In Down Home Delaware, close enough is always good enough
Induction function - I spent the first seven years of my track coaching career apologizing for not being Tom Hickman. Thirty-seven years later I've spent eight months hooking up his induction into the Ring of Honor at Legends Stadium. It reminds me of 1975 and the off-sized track behind Shields School. I went to the legend Tom Hickman and asked him, “Who am I, Euclid, the father of geometry? How do I line that thing?” “Ask J.T. Moore, the outside custodian,” Hickman said. "He always lines the track.” J.T. was so North Carolina that even people back there in the mountains couldn't understand him. “Show me where to put the lines and that's where I'll put them,” he said. It took me days of calculating parabolas and the inside and outside of arc dimensions before it dawned on me: “This is Down Home Delaware, where close enough is always good enough, and approximately level is always followed by 'Nail it!'" Tom Hickman will be inducted at 10 a.m., Sunday, July 15. The ceremony and open microphone will be inside where it's cool and bug free and we can slurp coffee and tell stories and eat bagels during the ceremony if we feel like it. All you great friends of Coach Hickman need to find me and give me money as I need to hook up round-trip limousine service from Snow Hill and back and pay for food and a custodian. We mostly want you and your stories, and I will have a cowbell; when you hear it, it's time to give up the microphone. This ain't graduation.

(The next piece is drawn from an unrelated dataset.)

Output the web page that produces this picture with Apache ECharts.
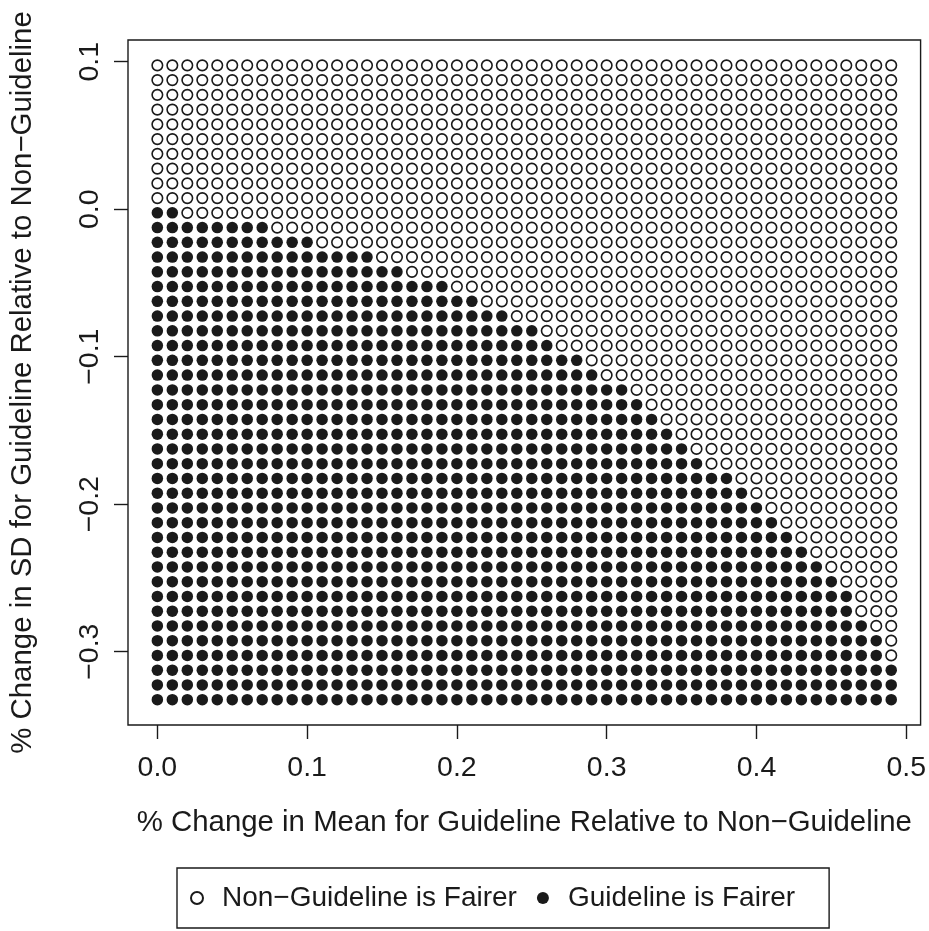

Belmont to basketball - Last Saturday was absolutely brutal on sports television, the worst of it being the two hours leading up to a one-lap horse race and another hour leading into game seven of the NBA Eastern Conference Championship. How could you not hate LeBron if you hear his name 500 times before the game starts? Bob Costas is the best, won't pitch a softball question, but he borders on just being flat-out rude. I'd love someone to snap back at him, “Back off, you short, overcompensating Syracuse University dropout.” Are you enjoying Euro 2012 soccer? The athletes are exquisite. I watched a 1-0 Germany over Portugal game and a 1-1 Italy versus Spain. The most exciting thing to happen involved corner kicks where the insertion man had to dodge trash grenades. Gives clearer meaning to the term “Euro Trash.”
Mad Stork flashback - I played football for Temple. My granddaughter Anna visited and met with lacrosse coaches there last Monday. Back in 2000, I took Tommy Sheehan of Cape for a visit. I brought my 1965 letter sweater in a plastic bag. Secretaries in the football office cried and said to me, “Welcome home.” Coaches Spencer Prescott and Blair Thomas, along with Tommy, Tim Widdoes and I went to the dining hall. Tommy sat down to eat and I jumped him hard. “What is that on your plate?” “A salad,” Tommy said. "Right, a salad. Now listen, you six-foot-five, 215-pound salad-eating Mad Stork. These guys line up against Miami and Syracuse and not with no-body-fat salad eaters. Now you better get up there and get a couple meatball sandwiches and let the sauce run down your chin. Jesus, what are you, a clarinet player?” Two years later, Tommy called me from a stoop on North Broad Street. "I just found out from coach Bobby Wallace I've gotten a full scholarship. This is one of the best days of my life.” Coach Spencer Prescott - I was his high school coach back in 1974 - told me, "Sheehan got a scholarship just as much for who he is as what he can do on the field. Everybody on the staff just loves that kid.”
Snippets - This is the week the United States Olympic Field Hockey team is chosen. Twenty-four players from the national team are pared down to 16. It's done in a room and takes five minutes. Former Cape and Princeton player Maren Ford just missed the cut. I always told my students, “Have a firm grasp of who you are and be OK with it, because the unprovoked drone attacks are coming; it happens to all of us.” I'm continually amazed at coaches who are in a privileged position to enhance a young athlete's positive self-image and don't do it. In many ways it's worse at the college level, where younger coaches don't believe that motivation and development of self-esteem are part of their job. I could tell a hundred stories and so can a lot of athletes of all ages. Grandmom Rose: “Sensitivity training doesn't make a dent in the chronically insensitive. They will just never get it.” "I know, Grandmom.” “Be quiet; who said you could talk?” Go on now, git!